California Power Grid Risks Collapse


High power electricity poles in urban area | Image by urbans/Shutterstock

California’s power grid may be approaching collapse amid a shift away from fossil fuels.

Governor Gavin Newsom announced the beginning of “aggressive” reforms in September of 2022, aiming to cut the state’s reliance on oil by 91% and achieve 90% clean energy by 2035.

Newsom tweeted on February 7, admonishing major oil companies and their profits, saying, “Time for change.”

The state’s tottering power grid is still primarily run on fossil fuels and nonrenewable sources of energy. 

The North American Electric Reliability Corporation (NERC) said in its December report that California features a high risk of energy shortfalls during peak conditions and an elevated risk of shortfalls in extreme conditions, particularly summer, due to increased demand, according to Fox News.

According to the U.S. Energy Information Administration (EIA), California also ranks as the top importer of electricity — accounting for some 20% to 30% of its total energy supply. This imported energy also comes mostly from fossil fuels, according to Fox News. 

The California Energy Commission’s 2021 Total System Electric Generation report indicated that over 66% of the state’s energy is sourced back to nonrenewable sources, with just under 38% of the total generation attributed to fossil fuels. The same report detailed that renewable energy sources only totaled just over 33% of energy production, with solar accounting for 14% and wind for 11%. 

Edward Ring, a co-founder of the California Policy Center, told Fox News that this order has already created instability for the state’s power grid and conditions will continue to worsen. 

“They’re going to have to build an outrageous amount of wind and solar in a very short time if they want to accomplish their objectives of electrifying — our whole transportation sector and our whole home heating and cooling and residential sector,” said Ring, according to Fox News.

Ring said the shift would create a heavy consumer burden, even if blackouts can be avoided.

A heat wave in the summer of 2022 across the state brought its system close to collapse, according to Politico.

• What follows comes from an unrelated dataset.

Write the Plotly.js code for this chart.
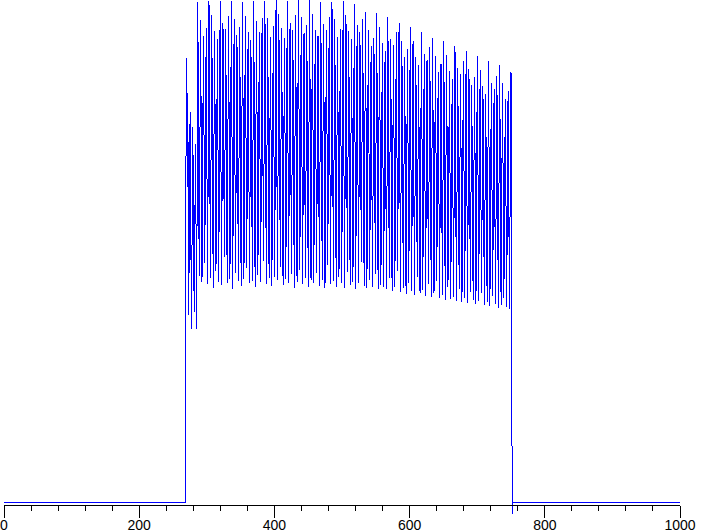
<!DOCTYPE html>
<html>
<head>
<meta charset="utf-8">
<script src="https://cdn.plot.ly/plotly-3.0.1.min.js"></script>
<style>
  html, body { margin: 0; padding: 0; background: #ffffff; }
  #chart { width: 707px; height: 532px; }
</style>
</head>
<body>
<div id="chart"></div>
<script>
// ---- data (time in ms, level in relative units, baseline = 0) ----
const tickValues = [0, 200, 400, 600, 800, 1000];
const tickLabels = ["0", "200", "400", "600", "800", "1000"];
const unitLabel = "мс";

// flat baseline before the light turns on
const preTimes = [0, 268.9];
const preValues = [0, 0];

// switch-on transient
const riseTimes = [268.9, 270.4, 271.2, 271.9, 273.3, 275.3, 277.3, 279.3, 281.3, 283.3, 285.0];
const riseValues = [63.0, 88.8, 63.0, 81.8, 37.4, 78.0, 34.6, 75.0, 38.0, 71.6, 34.6];

// main flicker: one peak and one trough per cycle
const cycleStart = 286.7;   // ms, first full peak
const cyclePeriod = 4.135;  // ms
const peaks = [
  100.0, 96.4, 93.2, 94.8,
  100.2, 97.4, 94.2, 92.6,
  100.2, 95.8, 94.6, 97.2,
  100.2, 96.6, 93.4, 95.0,
  100.0, 97.2, 94.0, 92.4,
  100.2, 96.2, 94.0, 96.8,
  100.2, 96.8, 93.0, 95.2,
  100.6, 97.6, 94.8, 92.8,
  100.2, 95.8, 94.4, 97.4,
  100.6, 97.0, 93.8, 95.4,
  100.6, 97.6, 94.4, 93.2,
  100.0, 95.6, 94.4, 97.0,
  100.0, 96.6, 93.0, 94.6,
  100.2, 97.4, 94.2, 92.6,
  99.6, 95.4, 94.0, 96.6,
  98.0, 94.4, 91.2, 92.8,
  97.8, 95.0, 91.8, 90.2,
  97.0, 92.6, 91.4, 94.0,
  95.8, 92.2, 89.0, 90.6,
  95.0, 92.2, 89.0, 87.4,
  94.0, 89.6, 88.4, 91.0,
  92.8, 89.2, 86.0, 87.6,
  92.2, 89.4, 86.2, 84.6,
  91.2, 86.8, 85.6, 88.2,
  90.2, 86.6, 83.4, 85.0,
  89.2, 86.4, 83.2, 81.6,
  88.2, 83.8, 82.6, 85.2,
  87.4, 83.8, 80.6, 82.2,
  86.0
];
const troughs = [
  45.2, 44.0, 47.8, 43.6, 44.8, 42.8, 46.2, 44.0, 43.4, 49.0, 43.8, 44.6, 42.6, 45.8, 44.2, 43.2,
  44.6, 46.8, 43.8, 44.2, 43.0, 45.4, 44.0, 48.2, 43.6, 44.8, 43.2, 45.0, 44.4, 47.0, 43.4, 44.6,
  43.8, 45.6, 42.8, 44.0, 46.4, 43.6, 44.8, 43.0, 44.4,
  43.8, 45.8, 43.2, 44.4, 42.8, 47.4, 43.6, 44.2, 43.0, 45.0, 43.8, 42.8, 46.0, 43.4, 44.0, 42.6,
  43.8, 48.0, 43.2, 42.8, 44.4, 43.0, 45.6, 42.6, 43.4,
  43.0, 42.6, 44.8, 42.2, 43.0, 46.2, 42.0, 42.8, 41.6, 43.8, 42.2, 41.4, 45.0, 41.8, 42.4, 41.2,
  43.6, 41.0, 41.8, 44.2,
  40.8, 41.4, 40.4, 43.0, 40.6, 41.0, 40.2, 42.6, 40.0, 40.8, 39.8, 42.0, 40.4, 39.6, 40.2, 41.8,
  39.4, 40.0, 39.2, 41.2, 39.6, 38.8, 39.4, 40.8, 39.0, 38.6
];

// switch-off: last wiggle, undershoot, back to baseline
const endTimes = [750.4, 750.8, 751.2, 751.6, 752.1, 1000];
const endValues = [74.0, 85.0, 50.6, -2.4, 0, 0];

// ---- assemble the single trace ----
const xs = [], ys = [];
preTimes.forEach((t, i) => { xs.push(t); ys.push(preValues[i]); });
riseTimes.forEach((t, i) => { xs.push(t); ys.push(riseValues[i]); });
peaks.forEach((p, i) => {
  const t = cycleStart + i * cyclePeriod;
  xs.push(t); ys.push(p);
  if (i < troughs.length) { xs.push(t + cyclePeriod / 2); ys.push(troughs[i]); }
});
endTimes.forEach((t, i) => { xs.push(t); ys.push(endValues[i]); });

const trace = {
  x: xs, y: ys,
  type: 'scatter', mode: 'lines',
  line: { color: '#0000ff', width: 1 },
  hoverinfo: 'skip'
};

const fontFamily = 'Liberation Sans, Arial, Helvetica, sans-serif';

const layout = {
  width: 707, height: 532,
  margin: { l: 4, r: 27, t: 0, b: 0, pad: 0 },
  paper_bgcolor: '#ffffff', plot_bgcolor: '#ffffff',
  showlegend: false,
  xaxis: {
    range: [0, 1000],
    anchor: 'free', position: 27.5 / 532,
    tickmode: 'array', tickvals: tickValues, ticktext: tickLabels,
    ticks: 'outside', ticklen: 12, tickwidth: 1, tickcolor: '#000000',
    ticklabelstandoff: -4,
    minor: { dtick: 40, tick0: 0, ticks: 'outside', ticklen: 5, tickwidth: 1, tickcolor: '#000000', showgrid: false },
    showline: true, linecolor: '#000000', linewidth: 1,
    showgrid: false, zeroline: false,
    tickfont: { family: fontFamily, size: 14, color: '#000000' },
    fixedrange: true
  },
  yaxis: {
    range: [-6.0, 100.4],
    visible: false, showgrid: false, zeroline: false, fixedrange: true
  },
  annotations: [{
    text: unitLabel, xref: 'x', yref: 'y', x: 1024, y: -0.3,
    showarrow: false, xanchor: 'center', yanchor: 'middle',
    font: { family: fontFamily, size: 12, color: '#000000' }
  }]
};

Plotly.newPlot('chart', [trace], layout, { displayModeBar: false, staticPlot: true }).then(() => {
  document.querySelectorAll('.scatterlayer path').forEach(p => { p.style.shapeRendering = 'crispEdges'; });
});
</script>
</body>
</html>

A similar shift in energy policies has also been suggested as a defining factor in the energy crisis in Europe last year.

Myron Ebell, the director of the Competitive Enterprise Institute’s Center for Energy and Environment, told Fox News that the state would also begin telling citizens to switch off gas-powered appliances and forcibly switch them to electric ones. Moreover, he said that the decommissioning of electric vehicles and the intermittent nature of solar and wind would only add to the instability.

“The only way the electrification of the transportation sector and of home heating and cooling can work is if the utility sector continues to build natural gas fired plants and looks to building nuclear plants and perhaps building new coal plants because the grid in these states that are pushing these policies is already overloaded,” argued Ebell, per Fox News.

The Dallas Express reached out to the California Energy Commission for comment but did not receive a response by the publication deadline.